**GIVEN ENTRIES**
──────
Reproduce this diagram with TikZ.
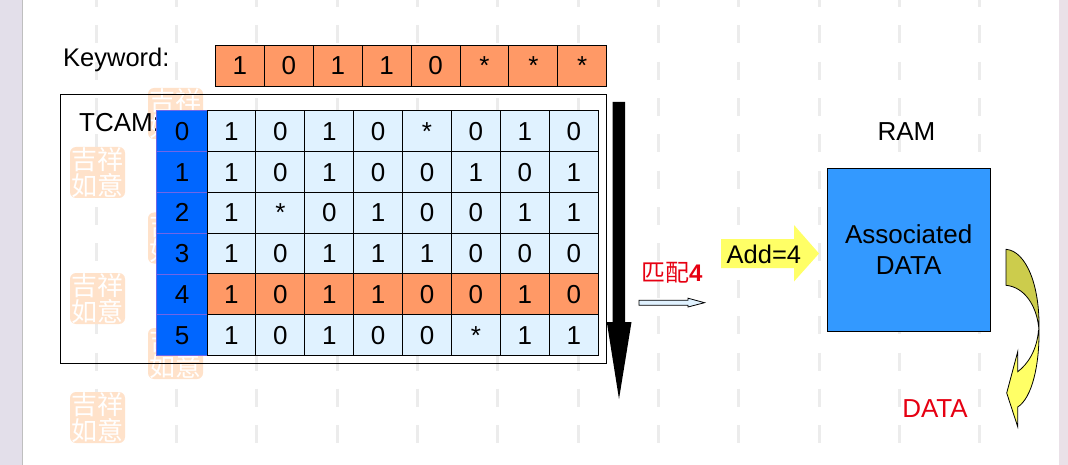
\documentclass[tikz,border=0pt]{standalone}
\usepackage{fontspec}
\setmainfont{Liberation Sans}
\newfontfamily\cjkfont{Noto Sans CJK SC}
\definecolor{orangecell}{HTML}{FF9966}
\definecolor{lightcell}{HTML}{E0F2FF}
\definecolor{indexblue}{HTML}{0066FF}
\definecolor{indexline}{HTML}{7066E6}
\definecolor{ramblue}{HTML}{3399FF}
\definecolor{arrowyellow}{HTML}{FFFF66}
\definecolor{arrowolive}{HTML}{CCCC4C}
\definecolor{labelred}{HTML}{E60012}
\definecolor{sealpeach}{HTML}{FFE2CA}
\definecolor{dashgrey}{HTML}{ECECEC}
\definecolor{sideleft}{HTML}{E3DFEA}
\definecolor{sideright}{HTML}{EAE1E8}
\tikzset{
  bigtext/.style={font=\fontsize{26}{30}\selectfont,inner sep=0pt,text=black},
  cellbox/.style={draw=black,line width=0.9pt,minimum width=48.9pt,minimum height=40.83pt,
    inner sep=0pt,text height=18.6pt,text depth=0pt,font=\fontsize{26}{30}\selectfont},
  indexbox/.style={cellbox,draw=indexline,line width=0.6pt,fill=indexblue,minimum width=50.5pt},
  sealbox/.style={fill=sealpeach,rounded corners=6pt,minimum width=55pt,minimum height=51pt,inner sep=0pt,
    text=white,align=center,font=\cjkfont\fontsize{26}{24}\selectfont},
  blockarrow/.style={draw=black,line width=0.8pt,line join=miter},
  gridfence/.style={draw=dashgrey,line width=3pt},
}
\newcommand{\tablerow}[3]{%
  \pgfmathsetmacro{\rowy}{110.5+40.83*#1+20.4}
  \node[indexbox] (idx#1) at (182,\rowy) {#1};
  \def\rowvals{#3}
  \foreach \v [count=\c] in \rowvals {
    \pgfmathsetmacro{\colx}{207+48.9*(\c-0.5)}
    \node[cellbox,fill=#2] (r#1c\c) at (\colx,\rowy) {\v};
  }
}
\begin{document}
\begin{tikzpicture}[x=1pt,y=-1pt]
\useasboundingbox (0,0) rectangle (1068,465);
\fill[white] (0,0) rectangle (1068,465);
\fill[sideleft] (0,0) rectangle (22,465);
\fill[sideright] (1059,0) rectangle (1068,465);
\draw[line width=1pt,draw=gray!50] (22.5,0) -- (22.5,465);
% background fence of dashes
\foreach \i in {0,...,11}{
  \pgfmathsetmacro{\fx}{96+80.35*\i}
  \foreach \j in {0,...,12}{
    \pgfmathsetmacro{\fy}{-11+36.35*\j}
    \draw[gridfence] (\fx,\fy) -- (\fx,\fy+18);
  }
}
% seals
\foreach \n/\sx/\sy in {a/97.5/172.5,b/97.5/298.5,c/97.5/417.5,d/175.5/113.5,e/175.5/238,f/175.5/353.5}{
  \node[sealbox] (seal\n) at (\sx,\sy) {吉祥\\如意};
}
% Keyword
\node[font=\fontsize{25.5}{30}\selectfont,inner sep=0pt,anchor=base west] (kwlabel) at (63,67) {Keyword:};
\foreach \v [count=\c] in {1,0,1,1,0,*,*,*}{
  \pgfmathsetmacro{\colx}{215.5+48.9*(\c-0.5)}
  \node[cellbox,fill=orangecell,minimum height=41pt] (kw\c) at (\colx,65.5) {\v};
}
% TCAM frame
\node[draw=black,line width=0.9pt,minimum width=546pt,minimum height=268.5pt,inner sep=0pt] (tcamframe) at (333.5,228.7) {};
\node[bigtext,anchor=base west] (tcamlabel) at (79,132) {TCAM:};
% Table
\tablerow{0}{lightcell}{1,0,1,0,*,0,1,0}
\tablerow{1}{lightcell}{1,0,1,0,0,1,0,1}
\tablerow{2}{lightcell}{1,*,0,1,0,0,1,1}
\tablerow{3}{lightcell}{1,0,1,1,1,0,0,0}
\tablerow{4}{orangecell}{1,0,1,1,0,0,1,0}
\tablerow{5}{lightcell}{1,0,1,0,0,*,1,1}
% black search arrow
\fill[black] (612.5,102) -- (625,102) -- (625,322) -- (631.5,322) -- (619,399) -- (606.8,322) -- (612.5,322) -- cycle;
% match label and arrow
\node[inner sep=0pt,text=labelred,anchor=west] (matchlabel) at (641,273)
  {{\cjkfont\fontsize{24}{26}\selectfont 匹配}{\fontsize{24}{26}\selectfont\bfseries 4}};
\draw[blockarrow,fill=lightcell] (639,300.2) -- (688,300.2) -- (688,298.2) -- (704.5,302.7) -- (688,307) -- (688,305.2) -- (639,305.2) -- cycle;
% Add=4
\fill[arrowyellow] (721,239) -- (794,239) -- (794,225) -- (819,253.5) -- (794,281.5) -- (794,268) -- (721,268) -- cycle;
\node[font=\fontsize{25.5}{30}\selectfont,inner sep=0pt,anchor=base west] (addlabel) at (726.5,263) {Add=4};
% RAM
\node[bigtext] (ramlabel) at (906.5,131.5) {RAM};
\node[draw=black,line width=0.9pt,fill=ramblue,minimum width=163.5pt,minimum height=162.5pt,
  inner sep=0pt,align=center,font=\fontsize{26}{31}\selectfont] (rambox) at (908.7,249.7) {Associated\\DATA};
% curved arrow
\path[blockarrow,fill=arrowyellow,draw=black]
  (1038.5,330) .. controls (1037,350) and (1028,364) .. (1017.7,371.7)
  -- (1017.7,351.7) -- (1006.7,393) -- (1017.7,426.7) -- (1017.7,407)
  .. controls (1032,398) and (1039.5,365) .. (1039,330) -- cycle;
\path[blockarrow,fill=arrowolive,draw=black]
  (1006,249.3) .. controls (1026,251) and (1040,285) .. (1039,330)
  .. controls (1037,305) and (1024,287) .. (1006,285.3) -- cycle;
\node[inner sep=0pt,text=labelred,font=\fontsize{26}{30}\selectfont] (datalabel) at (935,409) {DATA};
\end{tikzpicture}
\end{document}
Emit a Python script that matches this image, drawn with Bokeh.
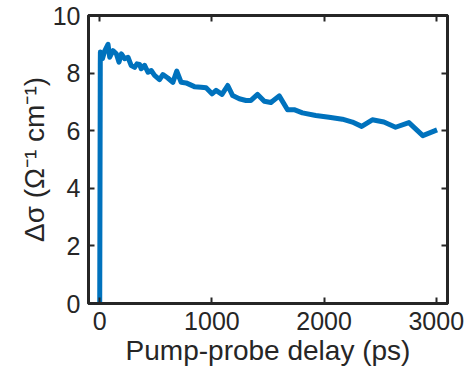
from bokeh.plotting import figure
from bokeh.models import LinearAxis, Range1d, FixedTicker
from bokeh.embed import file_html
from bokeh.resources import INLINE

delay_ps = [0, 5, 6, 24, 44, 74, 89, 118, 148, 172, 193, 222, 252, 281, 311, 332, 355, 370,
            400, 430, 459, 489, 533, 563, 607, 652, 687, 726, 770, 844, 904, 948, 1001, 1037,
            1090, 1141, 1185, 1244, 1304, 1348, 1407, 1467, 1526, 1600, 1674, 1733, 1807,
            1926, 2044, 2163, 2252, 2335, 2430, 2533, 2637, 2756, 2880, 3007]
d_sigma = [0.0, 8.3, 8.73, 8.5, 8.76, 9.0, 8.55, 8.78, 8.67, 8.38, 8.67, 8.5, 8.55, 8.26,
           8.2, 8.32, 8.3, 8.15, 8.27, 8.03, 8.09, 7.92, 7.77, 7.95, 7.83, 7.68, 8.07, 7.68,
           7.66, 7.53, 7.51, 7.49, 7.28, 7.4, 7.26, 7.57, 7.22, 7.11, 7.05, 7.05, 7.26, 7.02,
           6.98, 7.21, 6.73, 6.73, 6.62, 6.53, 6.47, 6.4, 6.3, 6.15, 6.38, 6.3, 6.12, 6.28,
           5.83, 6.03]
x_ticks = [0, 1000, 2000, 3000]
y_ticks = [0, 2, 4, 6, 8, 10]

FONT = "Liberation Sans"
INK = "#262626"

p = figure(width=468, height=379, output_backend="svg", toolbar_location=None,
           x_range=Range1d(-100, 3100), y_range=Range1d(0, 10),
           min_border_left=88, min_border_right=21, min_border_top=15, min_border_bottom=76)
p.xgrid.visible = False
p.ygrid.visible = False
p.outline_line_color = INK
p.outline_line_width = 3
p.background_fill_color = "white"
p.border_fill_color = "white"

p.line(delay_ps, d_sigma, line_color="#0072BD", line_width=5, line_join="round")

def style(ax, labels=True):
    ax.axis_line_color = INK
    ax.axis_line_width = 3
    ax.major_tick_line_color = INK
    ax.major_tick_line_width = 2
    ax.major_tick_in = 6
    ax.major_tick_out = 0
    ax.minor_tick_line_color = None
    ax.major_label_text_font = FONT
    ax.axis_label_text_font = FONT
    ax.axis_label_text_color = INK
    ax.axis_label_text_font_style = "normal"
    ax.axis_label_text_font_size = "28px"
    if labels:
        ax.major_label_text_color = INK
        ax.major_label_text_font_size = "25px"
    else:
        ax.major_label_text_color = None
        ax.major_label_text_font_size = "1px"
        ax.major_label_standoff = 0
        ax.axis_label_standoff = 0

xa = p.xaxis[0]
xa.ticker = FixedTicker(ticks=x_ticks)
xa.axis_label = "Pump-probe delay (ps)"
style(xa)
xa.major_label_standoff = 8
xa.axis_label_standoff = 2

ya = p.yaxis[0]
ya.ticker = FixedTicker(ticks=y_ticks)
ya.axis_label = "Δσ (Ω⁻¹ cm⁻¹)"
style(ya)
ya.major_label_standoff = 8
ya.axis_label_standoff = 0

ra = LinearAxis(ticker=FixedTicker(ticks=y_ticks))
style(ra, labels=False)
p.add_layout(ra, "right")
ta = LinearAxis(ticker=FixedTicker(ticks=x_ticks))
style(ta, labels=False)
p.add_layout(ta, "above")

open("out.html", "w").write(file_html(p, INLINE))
──────
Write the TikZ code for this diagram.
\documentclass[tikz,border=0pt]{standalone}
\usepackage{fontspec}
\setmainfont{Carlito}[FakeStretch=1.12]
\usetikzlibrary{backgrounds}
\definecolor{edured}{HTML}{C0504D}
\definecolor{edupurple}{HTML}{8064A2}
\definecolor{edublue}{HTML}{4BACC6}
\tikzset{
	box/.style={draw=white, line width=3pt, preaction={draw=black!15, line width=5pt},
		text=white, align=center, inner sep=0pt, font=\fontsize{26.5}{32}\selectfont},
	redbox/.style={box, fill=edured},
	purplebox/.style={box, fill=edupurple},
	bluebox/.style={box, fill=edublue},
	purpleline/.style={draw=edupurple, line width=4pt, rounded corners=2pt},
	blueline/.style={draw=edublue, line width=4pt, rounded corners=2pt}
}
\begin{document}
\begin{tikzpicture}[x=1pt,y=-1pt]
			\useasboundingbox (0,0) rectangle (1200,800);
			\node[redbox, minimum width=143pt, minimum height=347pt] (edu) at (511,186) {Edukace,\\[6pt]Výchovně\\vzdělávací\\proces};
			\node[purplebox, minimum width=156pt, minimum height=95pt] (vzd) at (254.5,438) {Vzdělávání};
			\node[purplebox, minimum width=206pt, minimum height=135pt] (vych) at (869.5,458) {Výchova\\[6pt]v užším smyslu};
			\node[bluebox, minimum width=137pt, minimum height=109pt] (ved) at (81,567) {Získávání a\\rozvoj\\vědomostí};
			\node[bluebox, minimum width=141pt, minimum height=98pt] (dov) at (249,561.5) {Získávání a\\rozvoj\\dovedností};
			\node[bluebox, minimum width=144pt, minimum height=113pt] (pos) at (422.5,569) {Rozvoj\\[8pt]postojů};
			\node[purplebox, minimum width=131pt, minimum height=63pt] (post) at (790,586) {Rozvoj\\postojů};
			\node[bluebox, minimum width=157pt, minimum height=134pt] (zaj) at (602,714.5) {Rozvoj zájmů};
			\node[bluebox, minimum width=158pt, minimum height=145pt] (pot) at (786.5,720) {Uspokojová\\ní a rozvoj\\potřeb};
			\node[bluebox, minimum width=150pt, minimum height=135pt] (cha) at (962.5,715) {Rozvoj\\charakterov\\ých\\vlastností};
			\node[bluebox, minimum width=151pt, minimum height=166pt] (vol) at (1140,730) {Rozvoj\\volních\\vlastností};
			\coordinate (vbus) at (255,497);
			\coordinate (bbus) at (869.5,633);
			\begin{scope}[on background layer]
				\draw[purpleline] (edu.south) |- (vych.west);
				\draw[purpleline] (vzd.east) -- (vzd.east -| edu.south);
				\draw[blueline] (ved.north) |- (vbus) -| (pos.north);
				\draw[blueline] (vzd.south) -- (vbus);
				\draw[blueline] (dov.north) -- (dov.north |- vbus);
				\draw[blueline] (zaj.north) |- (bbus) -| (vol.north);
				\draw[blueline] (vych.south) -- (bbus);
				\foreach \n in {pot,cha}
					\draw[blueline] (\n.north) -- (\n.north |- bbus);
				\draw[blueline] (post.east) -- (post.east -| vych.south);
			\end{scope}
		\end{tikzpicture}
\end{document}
──────
**OBJECTIVE**
Everything from the line that contains "Emit a Python" down to the line that contains "from bokeh.resources import INLINE" should be written out exactly, end lines too, minus the pictures.

**TASK RESULT**
Emit a Python script that matches this image, drawn with Bokeh.
from bokeh.plotting import figure
from bokeh.models import LinearAxis, Range1d, FixedTicker
from bokeh.embed import file_html
from bokeh.resources import INLINE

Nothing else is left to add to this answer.